Lexington Legends
- Third baseman / First baseman
- Born: January 24, 2000 (age 26) Caracas, Venezuela
- Bats: RightThrows: Right

= Damiano Palmegiani =

Venezuelan baseball player (born 2000)

Damiano Palmegiani (born January 24, 2000) is a Venezuelan-Canadian professional baseball infielder for the Lexington Legends of the Atlantic League of Professional Baseball. He has played for the Canada national baseball team.

==Early life==
Palmegiani was born in Caracas, Venezuela and moved with his family to Surrey, British Columbia, Canada, when he was six.

==Professional career==
===Toronto Blue Jays===
Palmegiani was selected by the Toronto Blue Jays in the 35th round of the 2018 Major League Baseball draft out of Vauxhall High School. He did not sign with the Blue Jays and played college baseball at California State University, Northridge before transferring to the College of Southern Nevada. He was then selected by the Blue Jays in the 14th round of the 2021 Major League Baseball draft, and signed.
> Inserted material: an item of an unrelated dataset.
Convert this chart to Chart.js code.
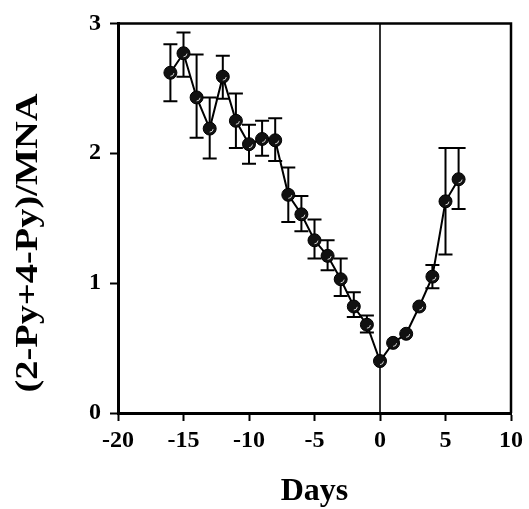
<!DOCTYPE html>
<html>
<head>
<meta charset="utf-8">
<script src="https://cdn.jsdelivr.net/npm/chart.js@4"></script>
<style>
  body { margin:0; background:#fff; }
  #wrap { width:529px; height:509px; }
</style>
</head>
<body>
<div id="wrap"><canvas id="line-chart"></canvas></div>
<script>
// days relative to the event (day 0)
var days = [-16,-15,-14,-13,-12,-11,-10,-9,-8,-7,-6,-5,-4,-3,-2,-1,0,1,2,3,4,5,6];
// (2-Py+4-Py)/MNA mean values
var ratio = [2.62,2.77,2.43,2.19,2.59,2.25,2.07,2.11,2.10,1.68,1.53,1.33,1.21,1.03,0.82,0.68,0.40,0.54,0.61,0.82,1.05,1.63,1.80];
// error bar ends (null = hidden under the marker)
var errHigh = [2.84,2.93,2.76,2.43,2.75,2.46,2.22,2.25,2.27,1.89,1.67,1.49,1.33,1.19,0.93,0.75,null,null,null,null,1.14,2.04,2.04];
var errLow  = [2.40,2.59,2.12,1.96,2.42,2.04,1.92,1.98,1.94,1.47,1.40,1.19,1.10,0.90,0.74,0.62,null,null,null,null,0.96,1.22,1.57];
var xTicks = [-20,-15,-10,-5,0,5,10];
var yTicks = [0,1,2,3];
var yTitle = '(2-Py+4-Py)/MNA';

var points = [];
for (var i = 0; i < days.length; i++) {
  points.push({x: days[i], y: ratio[i]});
}

var serif = "'Liberation Serif','Times New Roman',serif";

// error bars, zero line, box and y title
var extras = {
  id: 'extras',
  beforeDatasetsDraw: function(chart) {
    var ctx = chart.ctx, xs = chart.scales.x, ys = chart.scales.y, a = chart.chartArea;
    ctx.save();
    ctx.strokeStyle = '#000';
    // vertical line at day 0
    ctx.lineWidth = 1.6;
    var x0 = xs.getPixelForValue(0);
    ctx.beginPath(); ctx.moveTo(x0, a.top); ctx.lineTo(x0, a.bottom); ctx.stroke();
    // error bars
    ctx.lineWidth = 2;
    for (var i = 0; i < days.length; i++) {
      if (errHigh[i] == null) continue;
      var px = xs.getPixelForValue(days[i]);
      var hi = ys.getPixelForValue(errHigh[i]);
      var lo = ys.getPixelForValue(errLow[i]);
      ctx.beginPath();
      ctx.moveTo(px, hi); ctx.lineTo(px, lo);
      ctx.moveTo(px - 7, hi); ctx.lineTo(px + 7, hi);
      ctx.moveTo(px - 7, lo); ctx.lineTo(px + 7, lo);
      ctx.stroke();
    }
    ctx.restore();
  },
  afterDatasetsDraw: function(chart) {
    var ctx = chart.ctx, a = chart.chartArea;
    var meta = chart.getDatasetMeta(0);
    ctx.save();
    // little highlight on the markers
    ctx.strokeStyle = 'rgba(255,255,255,0.8)';
    ctx.lineWidth = 1;
    meta.data.forEach(function(p) {
      ctx.beginPath();
      ctx.arc(p.x, p.y, 3.5, 0.1, Math.PI / 2);
      ctx.stroke();
    });
    // top and right frame
    ctx.strokeStyle = '#000';
    ctx.lineWidth = 2.5;
    ctx.beginPath();
    ctx.moveTo(a.left, a.top); ctx.lineTo(a.right, a.top); ctx.lineTo(a.right, a.bottom);
    ctx.stroke();
    // y axis title, a bit stretched like the printed figure
    ctx.translate(29, 243);
    ctx.rotate(-Math.PI / 2);
    ctx.scale(1.2, 1);
    ctx.fillStyle = '#000';
    ctx.font = 'bold 32px ' + serif;
    ctx.textAlign = 'center';
    ctx.textBaseline = 'middle';
    ctx.fillText(yTitle, 0, 0);
    ctx.restore();
  }
};

new Chart(document.getElementById("line-chart"), {
  type: 'line',
  data: {
    datasets: [{
      data: points,
      borderColor: '#000',
      borderWidth: 2,
      pointRadius: 6.5,
      pointBackgroundColor: '#111',
      pointBorderColor: '#000',
      pointBorderWidth: 1,
      tension: 0
    }]
  },
  options: {
    responsive: true,
    maintainAspectRatio: false,
    animation: false,
    layout: { padding: { top: 20, right: 18, left: 0, bottom: 0 } },
    plugins: { legend: { display: false }, tooltip: { enabled: false } },
    scales: {
      x: {
        type: 'linear',
        min: -20, max: 10,
        afterBuildTicks: function(s) { s.ticks = xTicks.map(function(v) { return {value: v}; }); },
        afterFit: function(s) { s.height = 96; },
        ticks: { color: '#000', padding: 5, font: { family: serif, size: 24, weight: 'bold' } },
        grid: { drawOnChartArea: false, tickLength: 8, tickWidth: 2, tickColor: '#000' },
        border: { display: true, color: '#000', width: 3 },
        title: { display: true, text: 'Days', color: '#000', padding: 1,
                 font: { family: serif, size: 32, weight: 'bold', lineHeight: 1 } }
      },
      y: {
        min: 0, max: 3,
        afterBuildTicks: function(s) { s.ticks = yTicks.map(function(v) { return {value: v}; }); },
        afterFit: function(s) { s.width = 118; },
        ticks: { color: '#000', padding: 9, font: { family: serif, size: 24, weight: 'bold' } },
        grid: { drawOnChartArea: false, tickLength: 8, tickWidth: 2, tickColor: '#000' },
        border: { display: true, color: '#000', width: 3 }
      }
    }
  },
  plugins: [extras]
});
</script>
</body>
</html>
Palmegiani made his professional debut with the Rookie-level Florida Complex League Blue Jays, appearing in 17 games and batting .333 with two home runs and nine runs batted in (RBI). He spent 2022 with the Low-A Dunedin Blue Jays and High-A Vancouver Canadians. In a combined 119 games, Palmegiani hit .239 with 24 home runs and 83 RBI. He continued to progress through the Blue Jays' minor league organization in 2023, beginning the season with the Double-A New Hampshire Fisher Cats before earning a late-season promotion to the Triple-A Buffalo Bisons. In 128 total games, Palmegiani hit .255 with 23 home runs and 93 RBI. During the offseason, he played in 22 games for the Surprise Saguaros of the Arizona Fall League (AFL).

Palmegiani made 123 appearances for Triple-A Buffalo during the 2024 campaign, slashing .210/.311/.381 with 19 home runs and 69 RBI. In 2025, he made 64 appearances split between Buffalo, New Hampshire, and Dunedin, batting a cumulative .159/.306/.233 with one home run and 18 RBI. Palmegiani was released by the Blue Jays organization on March 17, 2026.

===Lexington Legends===
On June 16, 2026, Palmegiani signed with the Lexington Legends of the Atlantic League of Professional Baseball.

==International career==
In 2023, he was selected to play for the Canadian national baseball team in the 2023 World Baseball Classic.